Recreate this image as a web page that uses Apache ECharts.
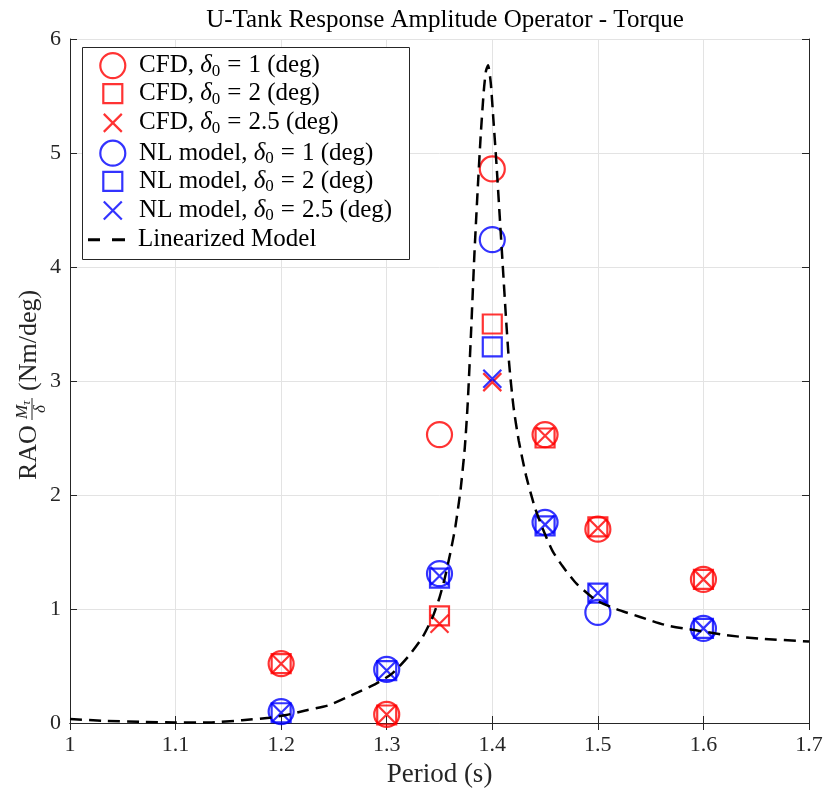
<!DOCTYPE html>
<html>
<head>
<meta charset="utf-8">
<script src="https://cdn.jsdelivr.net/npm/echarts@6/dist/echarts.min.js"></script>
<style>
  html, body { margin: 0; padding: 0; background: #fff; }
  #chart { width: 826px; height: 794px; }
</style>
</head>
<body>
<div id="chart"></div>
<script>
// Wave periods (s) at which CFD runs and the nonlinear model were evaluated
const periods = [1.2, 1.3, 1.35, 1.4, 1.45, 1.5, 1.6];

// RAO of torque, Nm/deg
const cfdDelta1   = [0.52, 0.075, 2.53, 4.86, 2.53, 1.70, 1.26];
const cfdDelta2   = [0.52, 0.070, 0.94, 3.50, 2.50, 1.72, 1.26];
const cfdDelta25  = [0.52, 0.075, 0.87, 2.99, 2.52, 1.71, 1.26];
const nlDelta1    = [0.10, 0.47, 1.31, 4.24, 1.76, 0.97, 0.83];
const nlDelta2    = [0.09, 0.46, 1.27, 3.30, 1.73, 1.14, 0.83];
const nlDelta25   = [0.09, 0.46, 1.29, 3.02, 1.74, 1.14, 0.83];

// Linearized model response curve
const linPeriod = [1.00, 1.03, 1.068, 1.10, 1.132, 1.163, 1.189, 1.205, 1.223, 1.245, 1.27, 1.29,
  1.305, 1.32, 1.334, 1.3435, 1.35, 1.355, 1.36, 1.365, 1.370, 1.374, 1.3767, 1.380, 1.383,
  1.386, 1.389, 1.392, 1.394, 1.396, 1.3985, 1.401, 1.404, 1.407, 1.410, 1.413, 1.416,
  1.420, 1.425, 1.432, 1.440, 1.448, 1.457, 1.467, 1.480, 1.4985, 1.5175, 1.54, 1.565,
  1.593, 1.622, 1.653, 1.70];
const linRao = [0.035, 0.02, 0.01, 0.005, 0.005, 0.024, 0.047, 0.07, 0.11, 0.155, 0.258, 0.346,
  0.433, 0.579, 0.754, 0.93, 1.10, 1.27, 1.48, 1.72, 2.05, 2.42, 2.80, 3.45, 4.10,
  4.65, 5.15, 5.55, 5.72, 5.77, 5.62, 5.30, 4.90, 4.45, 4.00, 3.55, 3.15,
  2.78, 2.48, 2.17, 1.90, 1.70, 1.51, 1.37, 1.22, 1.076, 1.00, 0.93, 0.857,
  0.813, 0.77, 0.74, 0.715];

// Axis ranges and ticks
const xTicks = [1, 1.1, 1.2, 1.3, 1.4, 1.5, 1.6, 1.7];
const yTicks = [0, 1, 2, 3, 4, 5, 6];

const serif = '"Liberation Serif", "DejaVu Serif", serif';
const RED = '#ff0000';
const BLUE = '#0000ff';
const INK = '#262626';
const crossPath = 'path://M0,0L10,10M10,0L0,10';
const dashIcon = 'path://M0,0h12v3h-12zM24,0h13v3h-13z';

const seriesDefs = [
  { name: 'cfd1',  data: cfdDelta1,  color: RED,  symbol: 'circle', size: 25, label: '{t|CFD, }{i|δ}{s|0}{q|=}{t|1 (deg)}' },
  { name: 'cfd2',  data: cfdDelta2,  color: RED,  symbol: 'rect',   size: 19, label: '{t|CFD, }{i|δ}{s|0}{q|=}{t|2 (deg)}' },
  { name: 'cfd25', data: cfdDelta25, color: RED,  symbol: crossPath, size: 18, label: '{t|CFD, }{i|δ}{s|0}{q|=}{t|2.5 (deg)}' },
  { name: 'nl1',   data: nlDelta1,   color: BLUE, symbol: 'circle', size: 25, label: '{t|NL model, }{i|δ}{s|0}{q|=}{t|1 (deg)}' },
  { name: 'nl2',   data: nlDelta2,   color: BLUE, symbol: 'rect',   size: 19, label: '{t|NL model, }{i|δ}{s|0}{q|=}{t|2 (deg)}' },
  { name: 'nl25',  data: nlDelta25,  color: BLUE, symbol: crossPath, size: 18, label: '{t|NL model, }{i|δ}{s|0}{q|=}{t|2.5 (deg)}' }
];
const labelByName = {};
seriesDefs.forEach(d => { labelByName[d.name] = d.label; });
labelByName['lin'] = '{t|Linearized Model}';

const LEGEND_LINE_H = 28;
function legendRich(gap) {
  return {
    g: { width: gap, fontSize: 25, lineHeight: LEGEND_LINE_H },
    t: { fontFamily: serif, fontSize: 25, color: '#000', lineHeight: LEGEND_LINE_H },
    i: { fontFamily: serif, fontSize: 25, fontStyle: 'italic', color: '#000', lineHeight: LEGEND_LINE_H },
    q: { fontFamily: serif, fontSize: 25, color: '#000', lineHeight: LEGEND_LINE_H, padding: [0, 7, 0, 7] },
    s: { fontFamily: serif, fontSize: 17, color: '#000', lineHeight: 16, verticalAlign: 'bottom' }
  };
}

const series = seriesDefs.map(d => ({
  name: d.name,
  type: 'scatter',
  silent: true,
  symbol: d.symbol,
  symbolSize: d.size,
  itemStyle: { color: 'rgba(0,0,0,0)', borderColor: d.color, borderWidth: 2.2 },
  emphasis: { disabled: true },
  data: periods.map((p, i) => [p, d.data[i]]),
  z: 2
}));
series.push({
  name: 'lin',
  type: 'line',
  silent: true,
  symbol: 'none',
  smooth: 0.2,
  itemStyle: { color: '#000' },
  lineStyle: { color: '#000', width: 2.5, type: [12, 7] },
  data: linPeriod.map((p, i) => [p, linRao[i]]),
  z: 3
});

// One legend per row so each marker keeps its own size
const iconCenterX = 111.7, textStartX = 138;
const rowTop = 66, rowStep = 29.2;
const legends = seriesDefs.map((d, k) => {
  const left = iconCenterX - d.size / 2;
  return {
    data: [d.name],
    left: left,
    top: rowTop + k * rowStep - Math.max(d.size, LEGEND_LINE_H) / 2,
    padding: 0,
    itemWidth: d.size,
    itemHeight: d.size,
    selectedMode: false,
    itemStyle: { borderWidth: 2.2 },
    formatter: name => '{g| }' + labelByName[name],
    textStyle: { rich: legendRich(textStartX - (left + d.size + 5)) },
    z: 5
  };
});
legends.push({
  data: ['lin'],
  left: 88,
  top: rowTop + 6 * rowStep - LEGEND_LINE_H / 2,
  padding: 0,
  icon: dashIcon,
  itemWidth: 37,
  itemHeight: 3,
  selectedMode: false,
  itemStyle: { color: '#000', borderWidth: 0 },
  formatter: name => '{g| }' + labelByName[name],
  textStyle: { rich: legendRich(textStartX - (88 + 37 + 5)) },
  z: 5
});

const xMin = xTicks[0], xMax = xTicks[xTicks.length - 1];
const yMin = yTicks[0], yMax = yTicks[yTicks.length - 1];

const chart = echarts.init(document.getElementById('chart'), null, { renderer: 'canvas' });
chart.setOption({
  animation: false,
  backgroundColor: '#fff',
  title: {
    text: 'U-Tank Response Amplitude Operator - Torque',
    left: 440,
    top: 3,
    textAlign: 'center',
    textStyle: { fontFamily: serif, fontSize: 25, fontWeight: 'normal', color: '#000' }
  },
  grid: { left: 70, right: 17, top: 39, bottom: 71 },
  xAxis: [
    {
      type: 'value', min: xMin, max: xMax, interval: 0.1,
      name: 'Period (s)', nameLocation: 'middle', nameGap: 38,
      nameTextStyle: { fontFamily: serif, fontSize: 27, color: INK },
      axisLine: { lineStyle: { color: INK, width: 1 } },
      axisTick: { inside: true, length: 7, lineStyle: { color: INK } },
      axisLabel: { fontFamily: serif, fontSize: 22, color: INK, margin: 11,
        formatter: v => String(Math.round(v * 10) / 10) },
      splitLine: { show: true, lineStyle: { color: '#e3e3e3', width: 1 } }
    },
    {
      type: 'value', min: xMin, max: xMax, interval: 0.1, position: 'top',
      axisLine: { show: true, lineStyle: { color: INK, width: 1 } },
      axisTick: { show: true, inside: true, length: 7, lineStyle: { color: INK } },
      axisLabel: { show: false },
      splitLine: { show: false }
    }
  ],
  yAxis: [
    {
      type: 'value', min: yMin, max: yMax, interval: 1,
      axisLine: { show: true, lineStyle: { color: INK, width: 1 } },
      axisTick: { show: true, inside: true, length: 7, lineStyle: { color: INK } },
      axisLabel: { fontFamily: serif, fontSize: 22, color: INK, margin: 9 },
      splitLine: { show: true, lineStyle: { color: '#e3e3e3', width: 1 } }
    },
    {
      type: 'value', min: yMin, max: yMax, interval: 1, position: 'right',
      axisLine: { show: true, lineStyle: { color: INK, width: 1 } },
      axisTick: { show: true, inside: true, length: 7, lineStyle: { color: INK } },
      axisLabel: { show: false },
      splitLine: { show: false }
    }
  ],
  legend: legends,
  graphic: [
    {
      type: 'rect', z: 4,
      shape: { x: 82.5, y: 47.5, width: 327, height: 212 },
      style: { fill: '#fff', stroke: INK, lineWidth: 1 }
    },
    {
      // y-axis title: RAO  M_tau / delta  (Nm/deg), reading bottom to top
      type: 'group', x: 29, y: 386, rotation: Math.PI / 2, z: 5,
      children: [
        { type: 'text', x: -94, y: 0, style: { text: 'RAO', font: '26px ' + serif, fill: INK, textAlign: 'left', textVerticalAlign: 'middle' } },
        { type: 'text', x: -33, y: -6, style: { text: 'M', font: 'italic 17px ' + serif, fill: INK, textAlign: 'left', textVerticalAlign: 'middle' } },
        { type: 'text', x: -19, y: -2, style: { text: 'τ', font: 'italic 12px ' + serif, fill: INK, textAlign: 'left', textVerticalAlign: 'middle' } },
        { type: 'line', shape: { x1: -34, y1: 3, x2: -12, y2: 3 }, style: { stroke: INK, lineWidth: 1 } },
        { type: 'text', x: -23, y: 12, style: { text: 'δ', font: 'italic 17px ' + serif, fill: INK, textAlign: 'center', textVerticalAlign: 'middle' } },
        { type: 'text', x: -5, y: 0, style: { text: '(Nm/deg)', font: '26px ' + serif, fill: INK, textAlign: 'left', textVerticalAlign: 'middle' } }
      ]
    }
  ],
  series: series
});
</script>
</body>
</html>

________

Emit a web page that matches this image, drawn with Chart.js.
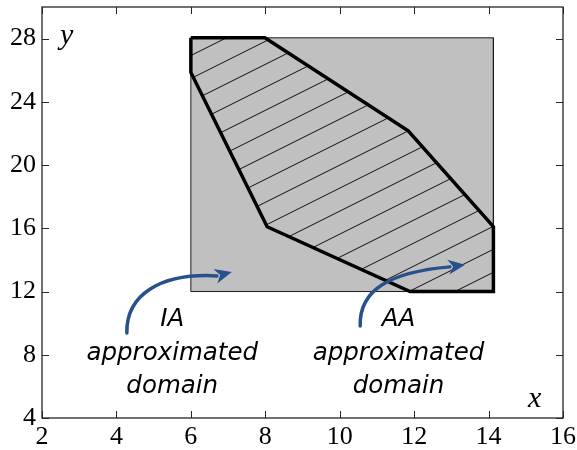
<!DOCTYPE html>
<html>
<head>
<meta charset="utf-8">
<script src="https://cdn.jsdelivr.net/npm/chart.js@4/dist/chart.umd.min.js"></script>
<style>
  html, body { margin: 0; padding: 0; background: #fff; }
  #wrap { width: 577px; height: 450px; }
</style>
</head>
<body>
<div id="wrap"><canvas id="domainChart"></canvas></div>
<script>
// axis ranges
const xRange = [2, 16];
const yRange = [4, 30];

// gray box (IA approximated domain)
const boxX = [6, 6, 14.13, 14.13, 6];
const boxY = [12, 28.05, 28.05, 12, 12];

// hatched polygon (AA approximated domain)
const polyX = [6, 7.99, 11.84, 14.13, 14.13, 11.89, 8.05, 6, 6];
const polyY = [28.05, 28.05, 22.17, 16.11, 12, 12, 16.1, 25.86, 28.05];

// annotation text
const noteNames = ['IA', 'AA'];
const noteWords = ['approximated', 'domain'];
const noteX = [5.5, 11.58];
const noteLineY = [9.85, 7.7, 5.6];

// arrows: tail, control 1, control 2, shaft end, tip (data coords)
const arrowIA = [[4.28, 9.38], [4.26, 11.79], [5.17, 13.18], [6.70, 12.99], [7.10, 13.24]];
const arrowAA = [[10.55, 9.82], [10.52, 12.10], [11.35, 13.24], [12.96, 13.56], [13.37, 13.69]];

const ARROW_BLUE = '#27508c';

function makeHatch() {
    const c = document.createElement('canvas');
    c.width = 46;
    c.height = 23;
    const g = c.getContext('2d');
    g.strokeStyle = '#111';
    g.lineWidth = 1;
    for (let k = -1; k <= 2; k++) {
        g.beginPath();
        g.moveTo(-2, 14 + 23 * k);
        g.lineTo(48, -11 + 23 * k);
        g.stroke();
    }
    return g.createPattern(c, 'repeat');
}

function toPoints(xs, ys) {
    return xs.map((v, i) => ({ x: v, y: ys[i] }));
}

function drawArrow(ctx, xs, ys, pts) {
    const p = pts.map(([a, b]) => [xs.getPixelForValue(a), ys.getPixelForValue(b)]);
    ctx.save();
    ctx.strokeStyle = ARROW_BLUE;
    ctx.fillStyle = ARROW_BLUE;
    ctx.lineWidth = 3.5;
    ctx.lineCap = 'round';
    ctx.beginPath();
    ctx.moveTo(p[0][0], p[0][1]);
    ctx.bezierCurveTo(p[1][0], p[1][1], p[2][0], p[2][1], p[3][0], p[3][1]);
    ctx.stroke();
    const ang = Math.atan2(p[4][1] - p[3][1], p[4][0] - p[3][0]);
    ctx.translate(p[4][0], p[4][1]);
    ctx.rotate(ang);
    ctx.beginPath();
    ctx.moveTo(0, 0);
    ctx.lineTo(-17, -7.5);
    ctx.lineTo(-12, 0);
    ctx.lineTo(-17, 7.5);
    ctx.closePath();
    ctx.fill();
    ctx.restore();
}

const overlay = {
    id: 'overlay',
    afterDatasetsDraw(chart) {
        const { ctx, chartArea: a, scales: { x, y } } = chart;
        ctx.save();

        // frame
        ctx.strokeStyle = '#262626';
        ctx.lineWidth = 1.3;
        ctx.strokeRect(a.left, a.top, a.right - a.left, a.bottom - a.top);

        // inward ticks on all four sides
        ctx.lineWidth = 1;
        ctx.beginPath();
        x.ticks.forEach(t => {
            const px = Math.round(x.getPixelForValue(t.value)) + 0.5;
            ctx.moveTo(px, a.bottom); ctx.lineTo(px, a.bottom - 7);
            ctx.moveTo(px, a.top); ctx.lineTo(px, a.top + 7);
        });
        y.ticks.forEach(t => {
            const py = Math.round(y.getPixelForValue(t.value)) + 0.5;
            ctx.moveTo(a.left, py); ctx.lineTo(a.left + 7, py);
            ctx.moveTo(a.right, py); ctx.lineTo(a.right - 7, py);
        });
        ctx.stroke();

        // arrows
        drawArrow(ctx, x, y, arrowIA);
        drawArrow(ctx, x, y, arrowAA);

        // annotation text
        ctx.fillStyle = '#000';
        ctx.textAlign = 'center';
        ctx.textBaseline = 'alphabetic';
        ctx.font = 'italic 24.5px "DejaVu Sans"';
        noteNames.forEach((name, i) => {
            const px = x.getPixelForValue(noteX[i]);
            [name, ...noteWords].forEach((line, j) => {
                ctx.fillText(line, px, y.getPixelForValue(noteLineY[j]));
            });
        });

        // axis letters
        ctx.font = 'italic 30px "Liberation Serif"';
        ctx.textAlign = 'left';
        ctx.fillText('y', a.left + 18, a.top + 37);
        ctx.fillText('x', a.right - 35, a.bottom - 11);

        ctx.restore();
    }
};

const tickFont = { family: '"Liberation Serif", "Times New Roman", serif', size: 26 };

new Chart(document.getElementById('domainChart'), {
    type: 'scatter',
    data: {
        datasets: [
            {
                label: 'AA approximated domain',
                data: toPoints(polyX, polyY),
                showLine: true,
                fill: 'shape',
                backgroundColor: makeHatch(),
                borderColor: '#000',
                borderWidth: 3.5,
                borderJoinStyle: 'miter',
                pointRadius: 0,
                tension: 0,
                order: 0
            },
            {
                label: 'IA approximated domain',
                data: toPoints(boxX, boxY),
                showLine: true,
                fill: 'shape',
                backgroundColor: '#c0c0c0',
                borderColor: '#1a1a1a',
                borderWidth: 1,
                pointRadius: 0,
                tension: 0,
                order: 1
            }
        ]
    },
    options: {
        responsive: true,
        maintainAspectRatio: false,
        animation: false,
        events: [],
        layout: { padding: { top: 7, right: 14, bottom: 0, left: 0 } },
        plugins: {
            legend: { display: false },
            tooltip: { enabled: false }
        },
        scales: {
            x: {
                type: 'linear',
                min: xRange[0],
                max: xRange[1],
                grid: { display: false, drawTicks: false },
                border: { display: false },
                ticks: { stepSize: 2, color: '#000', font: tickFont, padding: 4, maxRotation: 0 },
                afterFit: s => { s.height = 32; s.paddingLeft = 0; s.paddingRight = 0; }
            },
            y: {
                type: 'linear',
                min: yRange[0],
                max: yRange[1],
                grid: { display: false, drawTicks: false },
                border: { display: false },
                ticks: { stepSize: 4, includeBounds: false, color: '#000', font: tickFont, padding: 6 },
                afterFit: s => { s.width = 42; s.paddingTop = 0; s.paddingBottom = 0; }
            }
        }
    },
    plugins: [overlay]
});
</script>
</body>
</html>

________

§ **TASK GOAL**: Identify all lines in the records above with the word "image".

§ **ANSWER IN FULL**:
Recreate this image as a web page that uses Apache ECharts.
Emit a web page that matches this image, drawn with Chart.js.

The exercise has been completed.